# ukc and game lines



## cerberus (Apr 20, 2007)

i wanted to make sure before giving my friend the wrong answer.are there any game lines in the ukc?


----------



## woody d (Feb 7, 2008)

absolutely....just depends how far back you wanna go. my Maiden has ancestors that are gamebred OFRN, but you gotta go back many many generations. thats her in my avatar


----------



## Old_Blood (Jan 10, 2008)

woody d said:


> absolutely....just depends how far back you wanna go. my Maiden has ancestors that are gamebred OFRN, but you gotta go back many generations. thats her in my avatar


I think they mean up close game dogs, as in gamebred or immediate gamelines. Other wise all UKC and AKC dogs have game lines if you go far enough back. Then that'd really be a no because all Pit Bulls go back to game dogs far enough back.
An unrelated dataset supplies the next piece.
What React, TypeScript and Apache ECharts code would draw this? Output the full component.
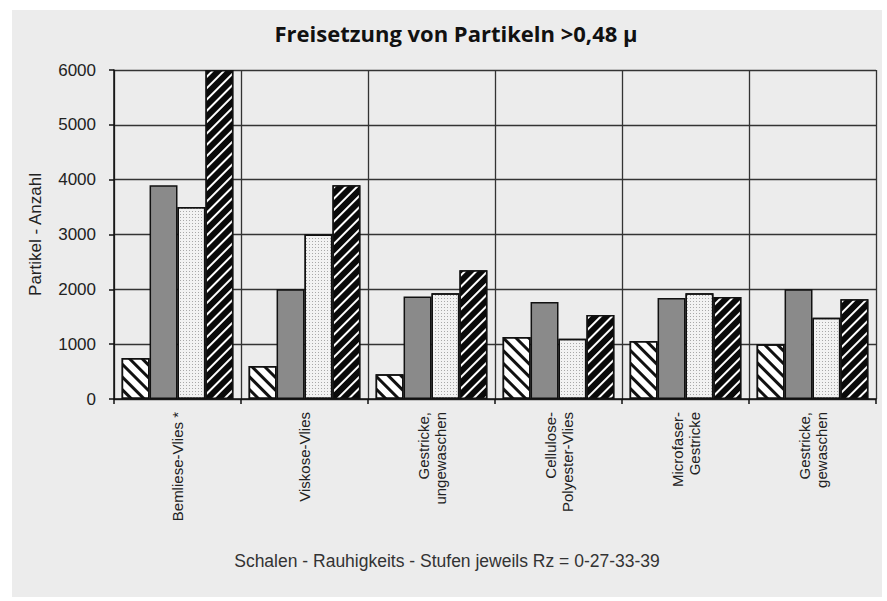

Yes there is a small minority of dogs down from game lines with winners not too far back like 2nd or 3rd gen. I know Shady Ridge Kennels competed in UKC and with their dog that was game bred and I thought I saw them post on this forum once. There was actually some people who maintain *game* OFRN and Colby lines under UKC register not too long ago. There are a few here and there but most no longer use it, they stick with ADBA since that is what most game bred dogs are now registered with as there isn't a reason for them to reg. with UKC really. They'd have to start single registering back for show purposes and it'd really depend on the judge of if a original Pit type will place or not.


----------



## woody d (Feb 7, 2008)

thats a major factor,the judge,and his/her willingness to look favorably on a game bred dog. i wont name names, but i know a hobby breeder with a semi successful UKC registered strain of dogs w/game stock 3 & 4 generations back, so ???? i wouldnt call the dogs gamebred necessarily, but they do look and act the part. thats why i mentioned looking back a few gens. btw, i was just using my dog as an example cuz it came right off the top of my head.


----------